For over four decades, the bridge stood as the world’s longest steel-arch bridge. In fact, the arch is about 70% longer than the Hell Gate Bridge, which was the previous record holder. However, just when the Bayonne Bridge was opened, the Sydney Harbour Bridge was also on its way to getting completed in Australia. The latter closely follows the design of the Bayonne Bridge.
Just a few years ago, the bridge went through an innovative Navigational Clearance Program that aimed to raise its roadway by 64 feet. This way, more traffic, particularly that of container ships, was able to pass underneath it. The iconic parabolic arch has certainly helped the bridge become a contender for a spot in the National Register of Historic Places.
Did you know that the High Bridge is the oldest surviving bridge in New York City?
This bridge, originally served as an aqueduct, was inaugurated in 1848 after undergoing construction as a stone arch bridge. While it initially connected the Bronx and Manhattan, it underwent a dramatic demolition in 1928.
Five of its stone arches were first demolished and then replaced by a steel arch. This change is precisely what enhanced its appearance and gave it a unique look that will certainly go down in the books. Today, it has a beautiful steel arch on the Manhattan side and stone arches on the Bronx side.

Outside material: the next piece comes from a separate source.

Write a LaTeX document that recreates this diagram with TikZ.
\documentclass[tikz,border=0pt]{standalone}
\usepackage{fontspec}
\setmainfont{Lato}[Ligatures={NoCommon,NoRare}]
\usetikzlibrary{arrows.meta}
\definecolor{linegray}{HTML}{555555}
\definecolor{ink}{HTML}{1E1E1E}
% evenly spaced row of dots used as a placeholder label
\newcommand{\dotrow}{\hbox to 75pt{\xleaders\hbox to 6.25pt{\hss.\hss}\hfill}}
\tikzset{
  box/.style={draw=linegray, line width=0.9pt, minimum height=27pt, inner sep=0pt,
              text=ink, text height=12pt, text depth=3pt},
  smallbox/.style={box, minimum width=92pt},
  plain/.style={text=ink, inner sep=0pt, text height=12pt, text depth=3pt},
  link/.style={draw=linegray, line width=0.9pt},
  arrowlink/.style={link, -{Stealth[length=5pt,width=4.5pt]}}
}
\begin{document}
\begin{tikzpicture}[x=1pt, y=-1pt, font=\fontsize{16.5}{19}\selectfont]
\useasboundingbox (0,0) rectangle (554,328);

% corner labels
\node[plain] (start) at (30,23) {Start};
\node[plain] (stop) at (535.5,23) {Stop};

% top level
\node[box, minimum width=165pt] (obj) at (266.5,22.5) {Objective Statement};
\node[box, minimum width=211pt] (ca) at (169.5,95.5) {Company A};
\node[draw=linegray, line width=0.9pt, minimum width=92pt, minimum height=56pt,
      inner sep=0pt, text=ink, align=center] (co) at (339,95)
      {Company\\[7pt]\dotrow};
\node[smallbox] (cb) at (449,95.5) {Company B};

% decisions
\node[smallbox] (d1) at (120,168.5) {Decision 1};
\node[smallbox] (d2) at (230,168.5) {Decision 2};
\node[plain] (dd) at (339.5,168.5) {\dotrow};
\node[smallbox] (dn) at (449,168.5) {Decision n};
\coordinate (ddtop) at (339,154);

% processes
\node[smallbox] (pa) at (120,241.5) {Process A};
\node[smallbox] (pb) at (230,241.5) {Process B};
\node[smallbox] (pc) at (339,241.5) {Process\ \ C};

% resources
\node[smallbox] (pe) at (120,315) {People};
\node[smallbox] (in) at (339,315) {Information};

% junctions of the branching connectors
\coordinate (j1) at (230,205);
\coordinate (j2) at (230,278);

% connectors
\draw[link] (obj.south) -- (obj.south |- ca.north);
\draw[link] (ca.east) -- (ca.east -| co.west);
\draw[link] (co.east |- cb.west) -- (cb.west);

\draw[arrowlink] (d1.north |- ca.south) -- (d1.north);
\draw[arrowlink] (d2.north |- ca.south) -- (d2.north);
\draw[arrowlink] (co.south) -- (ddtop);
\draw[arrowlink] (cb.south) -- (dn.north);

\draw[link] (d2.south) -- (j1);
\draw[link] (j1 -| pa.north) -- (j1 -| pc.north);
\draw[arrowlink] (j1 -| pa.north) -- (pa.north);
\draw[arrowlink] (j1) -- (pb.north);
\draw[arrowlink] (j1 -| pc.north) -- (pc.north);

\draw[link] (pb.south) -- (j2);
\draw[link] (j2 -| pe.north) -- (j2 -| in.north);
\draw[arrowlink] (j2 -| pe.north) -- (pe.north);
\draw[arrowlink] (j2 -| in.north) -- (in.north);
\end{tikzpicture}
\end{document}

After being shut down for restoration, it was reopened in 2015 as a pedestrian walkway. Nonetheless, it has been quite an engineering challenge, and nothing as high as 126 feet or as long as 1,450 feet has been attempted in the United States.
Let’s revisit the question we started with. What is the best walkover bridge in New York? It’s hard to choose a winner, given how unique each bridge’s aesthetics and history are. Nonetheless, there isn’t a single bridge in New York that doesn’t serve valuable purposes. From allowing traffic to pass through them smoothly to providing pedestrians with safe walking space, each bridge has something to offer to locals and visitors alike. After all, what’s a better way to witness the city’s gorgeous skyline than by taking a walk on one of these bridges?